Nilai Tukar Rupiah Terhadap Dolar AS Menguat di Perdagangan Pasar Spot Pagi Ini

by

EKONOMIPOS.COM–Nilai tukar rupiah terhadap dolar Amerika Serikat (AS) bergerak menguat di perdagangan pasar spot pagi ini. Aliran modal ke pasar keuangan Tanah Air masih jadi penyebab keperkasaan rupiah.

Pada Rabu (10/2/2021), US$ 1 setara dengan Rp 13.990 kala pembukaan perdagangan pasar spot. Sama persis dibandingkan posisi penutupan perdagangan hari sebelumnya.

Namun beberapa menit kemudian rupiah berhasil terapresiasi. Pada pukul 09:10 WIB, US$ 1 dibanderol Rp 13.980 di mana rupiah menguat 0.07%.

Penguatan rupiah akan ditopang oleh derasnya arus modal asing, utamanya ke pasar obligasi pemerintah. Kepercayaan investor terhadap instrumen ini sedang tinggi-tingginya.

Hal itu tercermin dari Credit Default Swap (CDS) obligasi pemerintah Indonesia yang terus turun. Per 8 Februari 2021, CDS Indonesia tenor lima tahun berada di 68,45 basis poin (bps), terendah sejak awal bulan lalu.
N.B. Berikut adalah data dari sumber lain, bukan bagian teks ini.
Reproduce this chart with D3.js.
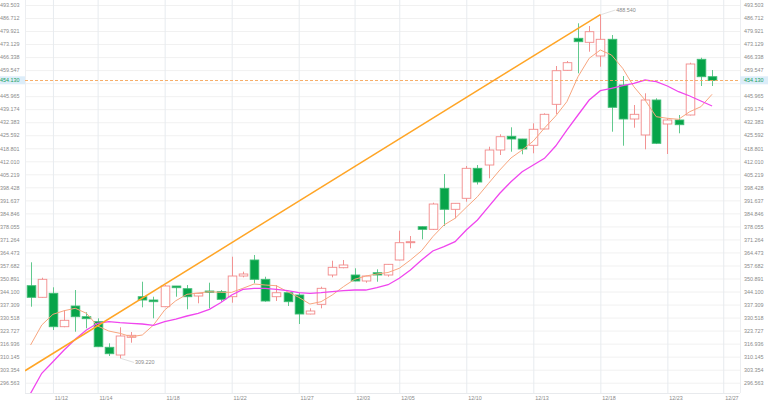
<!DOCTYPE html>
<html><head><meta charset="utf-8">
<script src="https://cdn.jsdelivr.net/npm/d3@7/dist/d3.min.js"></script>
<style>
body{margin:0;background:#fff;}
svg{display:block;font-family:"Liberation Sans",Arial,sans-serif;}
</style>
</head><body>
<svg id="c" width="768" height="405"></svg>
<script>
// ---------- data ----------
const openP = [347.14,341.09,343.17,325.76,336.55,330.97,328.37,315.02,311.00,320.23,
341.40,339.68,336.19,346.98,345.57,341.77,344.37,344.01,341.40,352.19,
360.54,350.47,341.40,343.48,342.29,332.38,337.43,352.72,356.52,352.72,
349.59,353.91,352.72,360.54,369.56,377.90,376.54,397.92,386.97,392.71,
408.35,410.07,417.89,425.04,423.63,420.35,428.85,441.72,459.45,476.14,
474.05,466.91,475.62,451.79,434.06,425.72,443.97,431.45,433.54,436.15,
465.19,456.12];
const closeP = [341.09,350.47,325.76,329.10,330.97,329.93,315.33,311.68,320.91,321.27,
339.68,338.80,346.98,346.10,341.40,343.17,343.69,340.04,352.19,353.24,
350.47,339.16,343.48,338.80,332.38,333.95,345.78,356.73,357.93,349.59,
352.19,352.72,358.29,369.56,370.08,376.54,389.73,386.97,390.10,408.35,
401.21,417.89,424.83,423.63,418.42,428.69,436.51,459.24,463.42,474.37,
479.58,475.62,440.16,434.06,436.51,443.97,421.39,433.54,431.09,462.74,
456.12,454.13];
const highP = [359.34,351.31,346.30,334.47,344.89,333.27,330.14,317.10,325.45,323.00,
349.22,341.40,347.50,347.00,347.50,343.30,348.70,344.89,362.26,354.44,
363.15,351.83,347.50,343.60,343.48,335.35,346.61,360.17,360.54,356.21,
352.30,355.69,358.40,375.81,373.05,378.00,390.41,405.38,390.20,409.55,
410.07,419.61,426.08,429.73,423.70,431.82,437.03,461.69,464.30,483.96,
482.55,488.54,477.86,456.48,441.36,447.46,444.85,434.42,436.15,463.42,
466.02,459.61];
const lowP = [336.19,340.90,324.04,325.50,323.15,324.92,315.20,310.48,309.22,317.41,
335.87,330.14,336.00,341.40,334.83,337.96,335.35,338.80,338.27,351.52,
348.39,338.80,339.16,336.55,327.16,332.20,335.35,351.52,356.21,349.43,
348.70,349.22,351.83,360.38,366.64,371.33,376.18,378.27,382.28,390.94,
399.90,403.14,415.29,417.01,415.65,416.18,428.70,436.67,459.35,457.89,
469.15,461.33,427.44,420.13,429.52,418.26,421.00,415.81,426.60,435.90,
451.27,451.27];
const ma5 = [316.22,326.64,332.22,334.10,335.36,332.74,326.12,323.51,322.31,320.54,
321.43,326.64,334.46,339.31,342.65,343.33,344.01,343.69,343.69,345.78,
348.02,347.50,347.13,344.01,341.09,337.59,338.79,342.29,346.61,350.47,
352.19,353.24,354.02,356.21,360.54,365.38,372.68,378.79,382.28,388.01,
393.54,400.53,407.46,413.72,417.89,422.59,429.36,435.62,443.08,456.11,
465.71,470.04,467.43,460.49,450.90,443.96,435.26,434.42,433.90,437.86,
440.47,446.94];
const ma10 = [291.03,301.46,307.51,313.61,319.19,324.04,327.53,328.36,327.84,327.53,
327.16,326.49,328.36,329.77,331.34,332.74,334.83,338.27,342.29,345.26,
345.78,345.78,345.26,344.53,343.48,343.17,343.48,344.01,344.53,344.89,
344.89,346.09,347.66,350.99,355.32,360.54,365.23,367.47,370.08,376.18,
381.39,388.33,395.32,401.36,406.58,410.07,413.56,419.98,428.32,436.14,
443.96,448.81,450.06,451.42,452.67,454.39,453.51,451.26,448.29,446.05,
443.44,440.84];
const yTicks = [493.503,486.712,479.921,473.129,466.338,459.547,452.756,445.965,439.174,
432.383,425.592,418.801,412.010,405.219,398.428,391.637,384.846,378.055,371.264,364.473,
357.682,350.891,344.100,337.309,330.518,323.727,316.936,310.145,303.354,296.563];
const xTickIndex = [2,6,12,18,24,29,33,39,45,51,57,62];
const xTickLabels = ["11/12","11/14","11/18","11/22","11/27","12/03","12/05","12/10","12/13","12/18","12/23","12/27"];
const trendIdx = [-0.5, 51];
const trendVal = [302.8, 488.54];
const lastPrice = 454.13;
const maxIdx = 51, minIdx = 8;

// ---------- layout ----------
const svg = d3.select("#c");
const P = {l:25, r:740, t:0, b:393};
const x = d3.scaleLinear().domain([-0.5, 63.5]).range([P.l, P.r]);
const y = d3.scaleLinear().domain([296.563, 493.503]).range([382.7, 5]);
const fmt = d3.format(".3f");
const FS = "5.4px", TXT = "#8a8a8a";
// tick labels hidden behind the last-price label
const labelTicks = yTicks.filter(v => Math.abs(y(v) - y(lastPrice)) > 6);

svg.append("defs").append("clipPath").attr("id","clip")
  .append("rect").attr("x",P.l).attr("y",P.t).attr("width",P.r-P.l).attr("height",P.b-P.t);

// horizontal grid
const gGrid = svg.append("g").attr("transform",`translate(${P.l},0)`)
  .call(d3.axisLeft(y).tickValues(yTicks).tickSize(-(P.r-P.l)).tickFormat(""));
gGrid.select(".domain").remove();
gGrid.selectAll("line").attr("stroke","#f1f1f1");

// vertical grid
const gV = svg.append("g").attr("transform",`translate(0,${P.b})`)
  .call(d3.axisBottom(x).tickValues(xTickIndex).tickSize(-(P.b-P.t)).tickFormat(""));
gV.select(".domain").remove();
gV.selectAll("line").attr("stroke","#e7ebef");

// borders
svg.append("line").attr("x1",P.l+0.5).attr("x2",P.l+0.5).attr("y1",P.t).attr("y2",P.b).attr("stroke","#eceef1");
svg.append("line").attr("x1",P.r+0.5).attr("x2",P.r+0.5).attr("y1",P.t).attr("y2",P.b).attr("stroke","#eceef1");
svg.append("line").attr("x1",P.l).attr("x2",P.r).attr("y1",P.b+0.5).attr("y2",P.b+0.5).attr("stroke","#e8eaed");

// y axes
function styleAxis(g){
  g.select(".domain").remove();
  g.selectAll("line").remove();
  g.selectAll("text").attr("fill",TXT).style("font-size",FS).style("font-family","'Liberation Sans',Arial,sans-serif");
}
svg.append("g").attr("transform",`translate(${P.l},0)`)
  .call(d3.axisLeft(y).tickValues(labelTicks).tickSize(0).tickPadding(5.5).tickFormat(fmt)).call(styleAxis);
svg.append("g").attr("transform",`translate(${P.r},0)`)
  .call(d3.axisRight(y).tickValues(labelTicks).tickSize(0).tickPadding(4).tickFormat(fmt)).call(styleAxis);

// x axis labels
const gx = svg.append("g").attr("transform",`translate(0,${P.b})`)
  .call(d3.axisBottom(x).tickValues(xTickIndex).tickSize(0).tickPadding(3.6)
        .tickFormat((d,i)=>xTickLabels[i]));
styleAxis(gx);
gx.selectAll("text").attr("text-anchor","start").attr("dx","1.4");

// candles
const idx = d3.range(openP.length);
const bw = 8.6;
const gC = svg.append("g").attr("clip-path","url(#clip)");
idx.forEach(i=>{
  const up = closeP[i] >= openP[i];
  const cx = Math.round(x(i)) + 0.5;
  gC.append("line").attr("x1",cx).attr("x2",cx)
    .attr("y1",y(highP[i])).attr("y2",y(lowP[i]))
    .attr("stroke", up ? "#f29393" : "#62c98e").attr("stroke-width",1);
  const top = y(Math.max(openP[i],closeP[i])), bot = y(Math.min(openP[i],closeP[i]));
  gC.append("rect").attr("x",cx-bw/2).attr("y",top).attr("width",bw).attr("height",Math.max(1,bot-top))
    .attr("fill", up ? "#ffffff" : "#07a449")
    .attr("stroke", up ? "#f28b8b" : "#3fbc74").attr("stroke-width",0.9);
});

// MA lines
const line = d3.line().x((d,i)=>x(i)).y(d=>y(d));
svg.append("path").attr("clip-path","url(#clip)").datum(ma5).attr("d",line)
  .attr("fill","none").attr("stroke","#f8a67f").attr("stroke-width",1);
svg.append("path").attr("clip-path","url(#clip)").datum(ma10).attr("d",line)
  .attr("fill","none").attr("stroke","#f046ee").attr("stroke-width",1.3);

// trend line
svg.append("line").attr("clip-path","url(#clip)")
  .attr("x1",x(trendIdx[0])).attr("y1",y(trendVal[0]))
  .attr("x2",x(trendIdx[1])).attr("y2",y(trendVal[1]))
  .attr("stroke","#ffa526").attr("stroke-width",1.5);

// max / min labels
function mark(i, v, dx, dy){
  const px = x(i), py = y(v);
  svg.append("line").attr("x1",px+1).attr("y1",py).attr("x2",px+dx-1).attr("y2",py+dy)
    .attr("stroke","#d8d8d8").attr("stroke-width",0.8);
  svg.append("text").attr("x",px+dx).attr("y",py+dy).attr("dy","0.35em")
    .attr("fill",TXT).style("font-size",FS).text(fmt(v));
}
mark(maxIdx, highP[maxIdx], 16, -4.5);
mark(minIdx, lowP[minIdx], 15, 4);

// price line
const py = y(lastPrice);
svg.append("line").attr("x1",P.l).attr("x2",P.r).attr("y1",py).attr("y2",py)
  .attr("stroke","#f6a65a").attr("stroke-width",0.9).attr("stroke-dasharray","3,2");
[[0,P.l],[P.r,768]].forEach(([a,b],k)=>{
  svg.append("rect").attr("x",a).attr("y",py-4.2).attr("width",b-a).attr("height",8)
    .attr("fill","#dcedf9");
  svg.append("text").attr("x", k===0 ? P.l-5.5 : P.r+4).attr("y",py).attr("dy","0.35em")
    .attr("text-anchor", k===0 ? "end" : "start")
    .attr("fill","#14a05a").style("font-size",FS).text(fmt(lastPrice));
});
</script>
</body></html>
CDS menggambarkan premi risiko surat utang. Semakin rendah CDS, semakin rendah pula risiko gagal bayar alias default.

CDS Indonesia yang rendah menandakan investor yakin bahwa obligasi pemerintah adalah aset yang aman. Sudah aman, cuan pula.

Saat ini selisih imbal hasil (yield) antara obligasi pemerintah Indonesia dan obligasi pemerintah AS yang sama-sama bertenor 10 tahun ada di 495,75 bps. Tentu sangat menggiurkan bukan?

Nah, arus modal yang bakal deras menuju pasar Surat Berharga Negara (SBN) akan mendukung penguatan nilai tukar rupiah. Sebab kalau mau borong SBN memangnya pakai apa kalau bukan rupiah?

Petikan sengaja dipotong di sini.